Acquisition by a Larger Company – the good part is that this means a lot of liquidity very quickly for much of the team, the founders, and management. The downside is the potential loss of ability to control our own destiny, to serve out the mission we want to achieve, and to maintain our culture and TAGFEE. That last one scares me the most, though the other two also suck. It’s always possible we could find that “perfect match” company where our culture and values are a rock solid fit. I feel like Zappos got that in their acquisition by Amazon, and Jeff Bezos even talked about wanting to bring more of Zappos’ culture to Amazon, rather than the other way around. They’ve been kept very independent, and Tony Hsieh continues to do remarkable things at the firm. I think the only way we’d consider this option is if we found an acquirer like that.
Acquisition by Private Equity – this one’s less common and less talked-about, because it rarely happens with high profile brands, but it’s an option to consider. There’s the same concerns that you’d have with a large company acquisition, but the ability to control destiny and maintain culture might be more likely. Again, it really depends on the buyer and whether they believe what we believe and would be an ally for TAGFEE and for our mission.
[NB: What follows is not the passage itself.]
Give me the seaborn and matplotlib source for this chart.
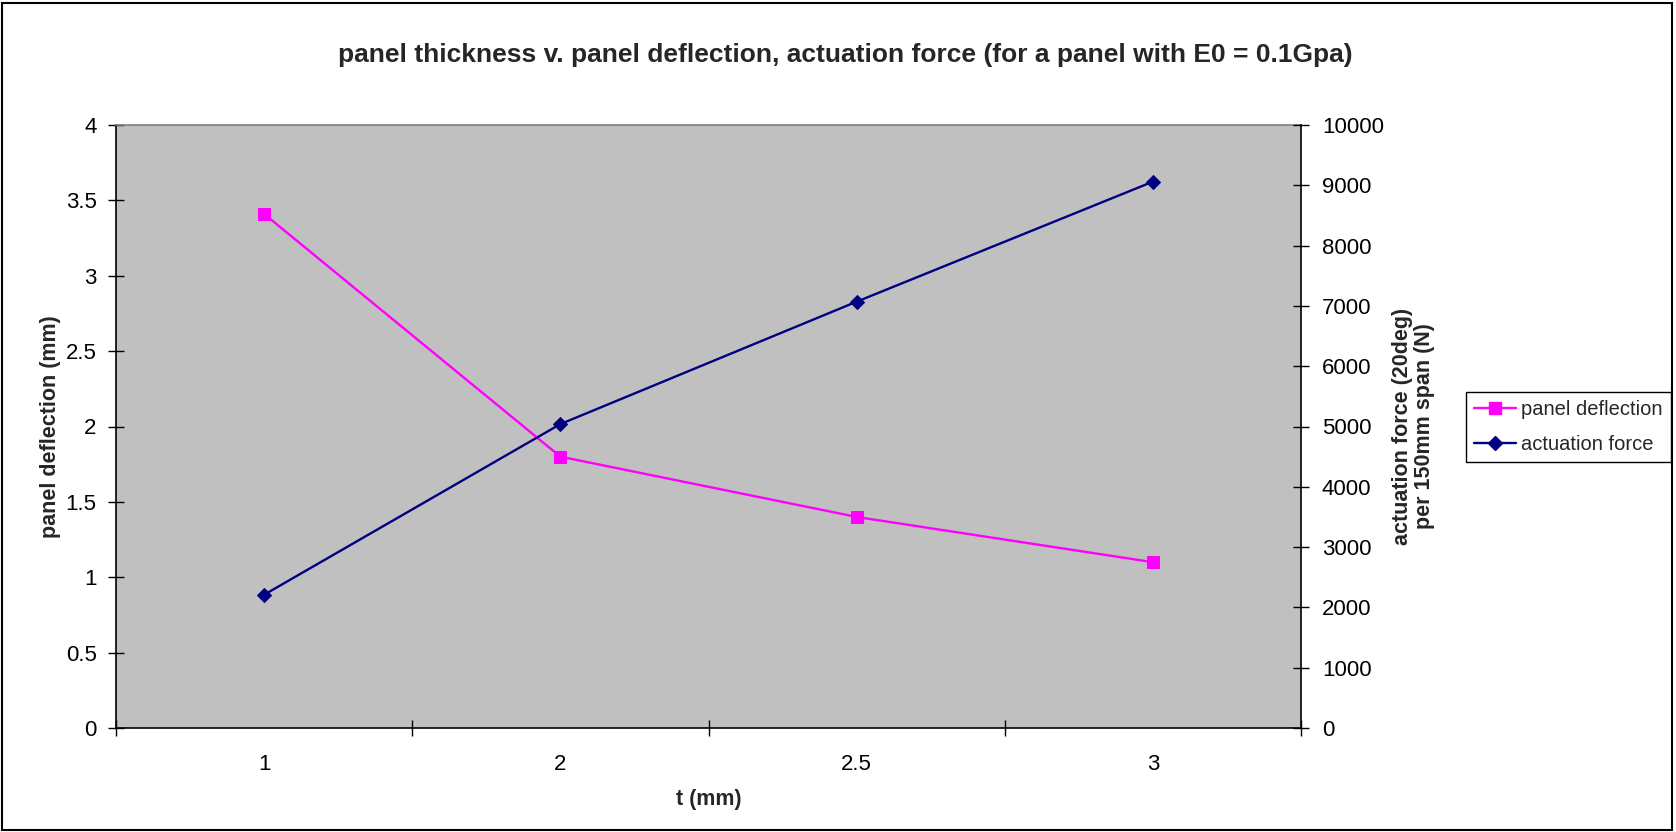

IPO – this is the one we’ve really set our sights on in the last year. There’s a strong desire to build a big, public company in Seattle, and we think the field of professional inbound marketers is a tremendous, long-term market that could support several public companies. We want to have the freedom to think very long term (10+ years) and the capital to pursue remarkable technologies, data, people, and software. We want to help spread the power of web marketing to the far corners on the planet and to bring TAGFEE with us wherever we go. But IPOs are really, really hard, and being a public company may be even harder.
There are a ton of rules around compliance and reporting that don’t fit with our culture at all. The things I like to talk about and tweet and discuss internally with our team wouldn’t be possible. There’d be no more of this or this or this. Public investors are short-term focused. They care about the next quarter and they can be brutal to a company’s culture and to a management team’s ability to focus. Discipline like what we see from Amazon is rare, and often, the long-term-focused CEOs lose out in the public markets because of the relentless demand for wins right now.
I don’t have the answers to these questions, but they’re big, interesting ones to ponder.
I do know that so long as we continue to work hard, work smart, stay humble, and stay true to TAGFEE, we’re going to have exciting opportunities that likely will result in incredible financial rewards. I won’t try to lie and say that doesn’t interest me – it does. I’ve often said at team meetings and in talks about Moz that I want to create a lot of new millionaires in Seattle who can give back to the startup and technology ecosystem and to their city in general. And I’m personally very interested in philanthropy (ala Chuck Feeney). So, these are “high quality” problems and certainly “first world” problems, too. But when so many people’s futures are resting on it and the last dozen years of my life have already been put into this, it’s hard not to think about every now and then.
Plus, it’s in my job description to worry about the big picture. As always, suggestions welcome.